Comma Consulting founder Greg Randall asks what is the one thing separating physical retail from online retail?
Looking from the consumer's perspective in the type of experiences they are presented with.
This one thing is the reason why physical retail converts considerably higher (20% to 40% range) than online retail (1% to 4%).
The rules (or the 'rules of engagement') governing how a retailer should be engaging with a consumer are exponentially different online to in-store because eCommerce technologies and the supporting business systems are governed by rules.
This concept of rules is the key to improving online experiences.
Understanding this dynamic first requires an assessment of why physical salespeople are effective at selling.
The In-Store 'Rules of Engagement':
When retailers work to create sales employees to become effective selling machines, they train people to do the following:
- How to effectively greet people initially to great a good first impression
- How to immediately build rapport
- How to listen to a person's needs and then guide them to relevant products
- How to take product knowledge and translate it into benefits - this is all about presenting relevant information that contributes to a person's purchase decision making
- Closing techniques - understand when the need has been fulfilled and guide people to the checkout
All of the above training is designed to enable the delivery of a highly personalised and relevant one-to-one experience between salespeople and consumers in a face-to-face setting.
Why is this hard to replicate online?
The training listed above is designed for salespeople to react and respond to verbal cues that are provided by a person. Though salespeople are given training and information to be effective, ultimately, the above experience is not rules-based.
Salespeople are not provided rules to abide by when it comes to engaging and interacting with people. To be effective, this interaction must feel natural, not appear scripted, and make a person feel this engagement is on his/her terms.
For a consumer to remain engaged in a face-to-face interaction, they want information presented based on their own information-gathering needs.
This is how and why a face-to-face interaction feels personalised and is the foundation to amazing in-store interactions and is why physical retail converts higher than online.
For a moment, pause and reflect on when you have had a poor experience with a salesperson in a physical setting. Commonly, one of three things would have occurred:
- The salesperson loved the sound of his/her voice and presented information that was not relevant
- The salesperson did a poor job of presenting information - the salesperson used 'jargony' language you did not understand
- When you stated what you wanted/needed, the salesperson presented products that did not fit your need
In summary, the experience felt like the salesperson did not understand your needs, was irrelevant, and just wanted to sell you anything they could. If one (or more) of the above happened to you, did you buy from that salesperson?
Of course not.
Technologies Require Rules
Conversely, every eCommerce technology (and the various connected business systems) can only operate with pre-defined rules.
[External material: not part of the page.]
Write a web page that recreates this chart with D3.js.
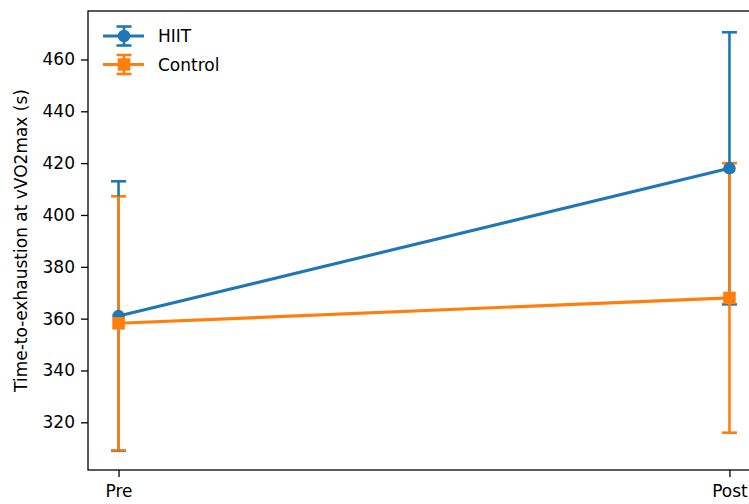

This will never change.
And even though Artificial Intelligence (AI) continues to boast it will automate thinking and enhance experiences at scale, it too must conform to rules.
The crux of an online channel's underperformance is always because the rules in play are poorly designed and not aligned to how consumers want to engage with a retailer online.
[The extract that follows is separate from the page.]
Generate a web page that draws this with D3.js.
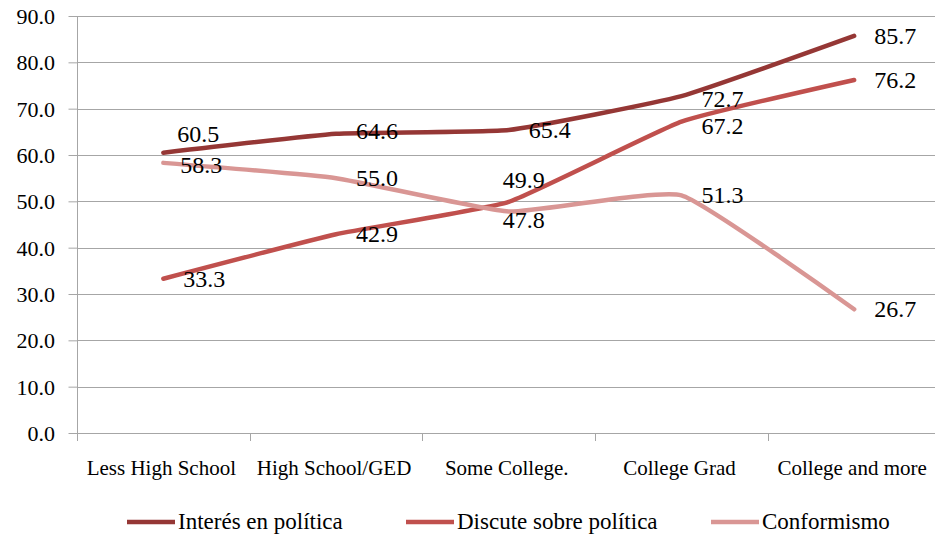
<!DOCTYPE html>
<html>
<head>
<meta charset="utf-8">
<script src="https://cdn.jsdelivr.net/npm/d3@7/dist/d3.min.js"></script>
<style>
  body { margin: 0; background: #fff; }
</style>
</head>
<body>
<svg id="chart" width="935" height="538"></svg>
<script>
// chart data
var categories = ['Less High School', 'High School/GED', 'Some College.', 'College Grad', 'College and more'];
var interes = [60.5, 64.6, 65.4, 72.7, 85.7];
var discute = [33.3, 42.9, 49.9, 67.2, 76.2];
var conformismo = [58.3, 55.0, 47.8, 51.3, 26.7];
var yTicks = [0, 10, 20, 30, 40, 50, 60, 70, 80, 90];

var series = [
  { name: 'Interés en política', values: interes, color: '#953735' },
  { name: 'Discute sobre política', values: discute, color: '#C0504D' },
  { name: 'Conformismo', values: conformismo, color: '#D99694' }
];

// hand nudges for labels that would otherwise collide (series index -> point index -> [dx, dy])
var labelNudge = {
  0: { 0: [-6, -19], 1: [0, -3], 3: [0, 3] },
  1: { 2: [-26, -22], 3: [0, 4] },
  2: { 2: [-26, 8], 0: [-3, 2] }
};

// generic serif gives the Times-like face
var FONT = 'serif';

var svg = d3.select('#chart').attr('font-family', FONT);
var mLeft = 77, mTop = 16, mBottom = 433, mRight = 940.5;

var x = d3.scaleBand().domain(categories).range([mLeft, mRight]);
var y = d3.scaleLinear().domain([0, 90]).range([mBottom, mTop]);

function addText(g, px, py, size) {
  return g.append('text')
    .attr('x', px).attr('y', py)
    .attr('font-family', FONT)
    .attr('font-size', size)
    .attr('fill', '#000');
}

// gridlines
svg.append('g').selectAll('line').data(yTicks.filter(d => d > 0)).enter().append('line')
  .attr('x1', mLeft).attr('x2', 935)
  .attr('y1', d => Math.round(y(d)) + 0.5).attr('y2', d => Math.round(y(d)) + 0.5)
  .attr('stroke', '#a6a6a6').attr('stroke-width', 1);

// y axis
var yAxis = svg.append('g').attr('transform', `translate(${mLeft + 0.5},0)`)
  .call(d3.axisLeft(y).tickValues(yTicks).tickFormat('').tickSize(9));
yAxis.select('.domain').attr('stroke', '#a6a6a6').attr('d', `M0,${mTop}V${mBottom}`);
yAxis.selectAll('.tick line').attr('stroke', '#a6a6a6');
var yLab = svg.append('g').attr('text-anchor', 'end');
yTicks.forEach(function(t) {
  addText(yLab, 55, Math.round(y(t)) + 7.5, 22).text(d3.format('.1f')(t));
});

// x axis (ticks at category boundaries)
svg.append('line').attr('x1', mLeft).attr('x2', 935)
  .attr('y1', mBottom + 0.5).attr('y2', mBottom + 0.5).attr('stroke', '#a6a6a6');
svg.append('g').selectAll('line').data(categories).enter().append('line')
  .attr('x1', d => Math.round(x(d)) + 0.5).attr('x2', d => Math.round(x(d)) + 0.5)
  .attr('y1', mBottom).attr('y2', mBottom + 8).attr('stroke', '#a6a6a6');
var xLab = svg.append('g').attr('text-anchor', 'middle');
categories.forEach(function(c) {
  addText(xLab, x(c) + x.bandwidth() / 2 - 2, 475, 21).text(c);
});

// lines
var line = d3.line()
  .x((d, i) => x(categories[i]) + x.bandwidth() / 2)
  .y(d => y(d))
  .curve(d3.curveCardinal.tension(0.6));

svg.append('g').selectAll('path').data(series).enter().append('path')
  .attr('d', d => line(d.values))
  .attr('fill', 'none')
  .attr('stroke', d => d.color)
  .attr('stroke-width', 4.5)
  .attr('stroke-linecap', 'round');

// data labels
var lab = svg.append('g');
series.forEach(function(s, si) {
  s.values.forEach(function(v, i) {
    var nd = (labelNudge[si] || {})[i] || [0, 0];
    addText(lab, x(categories[i]) + x.bandwidth() / 2 + 20 + nd[0], y(v) + 8 + nd[1], 24)
      .text(v.toFixed(1));
  });
});

// legend
var legendX = [127, 406, 711];
var legend = svg.append('g');
series.forEach(function(s, i) {
  legend.append('line').attr('x1', legendX[i]).attr('x2', legendX[i] + 48).attr('y1', 522).attr('y2', 522)
    .attr('stroke', s.color).attr('stroke-width', 4.5);
  addText(legend, legendX[i] + 51, 529, 23).text(s.name);
});
</script>
</body>
</html>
Another way to put it is, consider the above comments of the poor salesperson you would never buy from. This is what underperforming online channels do all day every day:
- If the site has good content, but it's hidden and/or presented in the wrong places (content presentation rules are flawed)
- The behavior of functional elements is not intuitive (the rules that govern functionality behaviors are flawed)
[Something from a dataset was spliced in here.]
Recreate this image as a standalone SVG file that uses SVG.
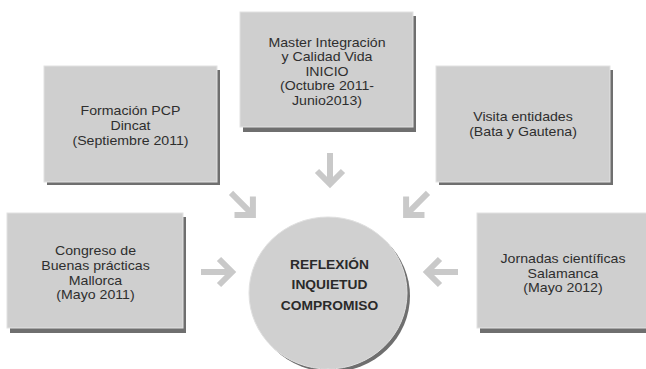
<svg xmlns="http://www.w3.org/2000/svg" width="646" height="369" viewBox="0 0 646 369">
  <style>
    .box { fill: #cfcfcf; stroke: #e2e2e2; stroke-width: 1; }
    .shadow { fill: #6f6f6f; }
    .t { font-family: "Liberation Sans", Arial, sans-serif; font-size: 12px; fill: #2e2e2e; text-anchor: middle; }
    .tb { font-family: "Liberation Sans", Arial, sans-serif; font-size: 12px; font-weight: bold; fill: #2a2a2a; text-anchor: middle; }
    .arrow { fill: none; stroke: #c9c9c9; stroke-width: 6; stroke-linejoin: miter; stroke-linecap: butt; }
  </style>
  <defs>
    <g id="arr">
      <path class="arrow" d="M0,-17 L0,13"/>
      <path class="arrow" d="M-13,1 L0,14 L13,1"/>
    </g>
  </defs>
  <rect width="646" height="369" fill="#ffffff"/>

  <g id="connectors">
    <use href="#arr" transform="translate(330,170)"/>
    <use href="#arr" transform="translate(243,205) rotate(-45)"/>
    <use href="#arr" transform="translate(416,205) rotate(45)"/>
    <use href="#arr" transform="translate(218,272) rotate(-90)"/>
    <use href="#arr" transform="translate(441,272) rotate(90)"/>
  </g>

  <g id="master">
    <rect class="shadow" x="243" y="16" width="173" height="116"/>
    <rect class="box" x="240" y="12" width="173" height="115"/>
    <g transform="translate(327,0) scale(1.18,1)">
      <text class="t" x="0" y="47">Master Integración</text>
      <text class="t" x="0" y="61.5">y Calidad Vida</text>
      <text class="t" x="0" y="76">INICIO</text>
      <text class="t" x="0" y="90.5">(Octubre 2011-</text>
      <text class="t" x="0" y="105">Junio2013)</text>
    </g>
  </g>

  <g id="formacion">
    <rect class="shadow" x="47" y="70" width="173" height="115"/>
    <rect class="box" x="44" y="66" width="173" height="116"/>
    <g transform="translate(130.5,0) scale(1.18,1)">
      <text class="t" x="0" y="115">Formación PCP</text>
      <text class="t" x="0" y="130">Dincat</text>
      <text class="t" x="0" y="145">(Septiembre 2011)</text>
    </g>
  </g>

  <g id="visita">
    <rect class="shadow" x="439" y="70" width="174" height="115"/>
    <rect class="box" x="436" y="66" width="174" height="116"/>
    <g transform="translate(523,0) scale(1.18,1)">
      <text class="t" x="0" y="121">Visita entidades</text>
      <text class="t" x="0" y="136">(Bata y Gautena)</text>
    </g>
  </g>

  <g id="congreso">
    <rect class="shadow" x="10" y="217" width="176" height="116"/>
    <rect class="box" x="7" y="213" width="176" height="115"/>
    <g transform="translate(95.5,0) scale(1.18,1)">
      <text class="t" x="0" y="255">Congreso de</text>
      <text class="t" x="0" y="270">Buenas prácticas</text>
      <text class="t" x="0" y="285">Mallorca</text>
      <text class="t" x="0" y="299.5">(Mayo 2011)</text>
    </g>
  </g>

  <g id="jornadas">
    <rect class="shadow" x="480" y="217" width="172" height="116"/>
    <rect class="box" x="477" y="213" width="172" height="115"/>
    <g transform="translate(563,0) scale(1.18,1)">
      <text class="t" x="0" y="263">Jornadas científicas</text>
      <text class="t" x="0" y="278">Salamanca</text>
      <text class="t" x="0" y="292.5">(Mayo 2012)</text>
    </g>
  </g>

  <g id="centro">
    <ellipse cx="331" cy="296" rx="79" ry="76" fill="#6f6f6f"/>
    <ellipse cx="328" cy="293" rx="79" ry="76" fill="#d0d0d0" stroke="#e0e0e0" stroke-width="1"/>
    <g transform="translate(329.5,0) scale(1.15,1)">
      <text class="tb" x="0" y="269">REFLEXIÓN</text>
      <text class="tb" x="0" y="289.5">INQUIETUD</text>
      <text class="tb" x="0" y="310">COMPROMISO</text>
    </g>
  </g>
</svg>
- The layouts of pages are poor (the rules governing page element and page content are flawed)
- Inventory availability is confusing (business system rules feeding the site are flawed)
- The experiences on mobile are difficult for people to engage with (the rules governing rendering content and functionality on small screens are flawed)
Retailers can spend millions on an enterprise eCommerce technology, however, if the rules that govern its engagement are flawed, a retailer will never gain ROI on that investment.
The first step for every retailer is to construct a planning methodology to drive a comprehensive listening process that helps guide the rules of the eCommerce technology and all supporting systems.
Then retailers seek out the technologies that can follow these rules or the business changes its existing technologies to comply with the new rules.
This is the foundation to constructing and scaling personalised online experiences.